At a broader level, the project directly supports national climate objectives by reducing dependence on biomass and fossil fuels, while improving energy efficiency across sectors.

People-centred infrastructure delivery

What distinguishes the programme from previous infrastructure rollouts is its structured stakeholder engagement framework.

The 2026 Stakeholder Engagement Plan (SEP) places emphasis on early consultation, transparency and dispute prevention. More than 3,500 project-affected persons have been identified across the three regions, alongside vulnerable groups including elderly-headed households and persons with disabilities.

In a context where infrastructure development has historically been slowed by land disputes, Tanesco has introduced a three-tier Grievance Redress Mechanism.

This system allows concerns to be resolved first at village level, escalating only when necessary – reducing legal bottlenecks and improving community trust.
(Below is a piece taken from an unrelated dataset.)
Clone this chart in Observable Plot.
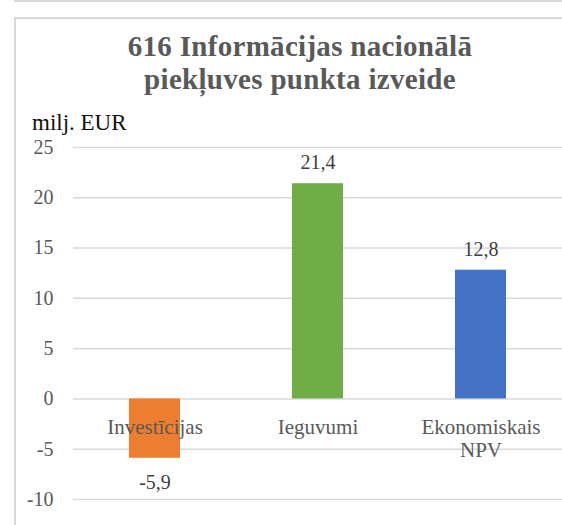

Officials describe the approach as a shift from reactive compensation to proactive engagement, designed to align national infrastructure goals with local social realities.

Balancing development and risk

Large-scale transmission infrastructure inevitably carries environmental and social trade-offs. The Environmental and Social Impact Assessment (ESIA) for the project outlines several key challenges.

Approximately 1,445 hectares of land will be acquired across the three regions, requiring careful compensation and resettlement processes. In addition, more than 90 graves and cultural heritage sites are expected to be relocated, necessitating sensitive engagement with local communities and traditional authorities.

Ecological considerations are also central to project design. In environmentally sensitive zones such as the Lake Natron basin, where migratory bird routes are present, specialised bird diverters are being integrated into transmission infrastructure to reduce collision risks and protect biodiversity.

These measures reflect a broader effort to balance infrastructure expansion with environmental stewardship.

Financing confidence and institutional reform

The project is supported by a dedicated engagement and monitoring budget of approximately US$ 150,000, underscoring the importance placed on communication and stakeholder management alongside physical construction.

For development partners and private investors, the model offers a degree of predictability often absent in large infrastructure programmes. The combination of technical scale, institutional reform and structured community engagement is being viewed as a stabilising factor for long-term project delivery.

Toward energy sovereignty

As Tanzania advances towards its long-term development ambitions, the last-mile connectivity programme is emerging as more than an infrastructure project.

It represents a structural attempt to close the gap between national generation capacity and local economic productivity.

By extending reliable electricity into rural and peri-urban areas, the country is effectively repositioning energy as a driver of inclusive growth rather than a constraint on it.

For businesses, the implications are clear: energy reliability is increasingly becoming a competitive variable. For policymakers, the challenge is ensuring that expanded infrastructure translates into equitable access and sustained economic transformation. In this context, Tanzania’s power expansion is not merely about lighting homes. It is about reconfiguring the geography of opportunity.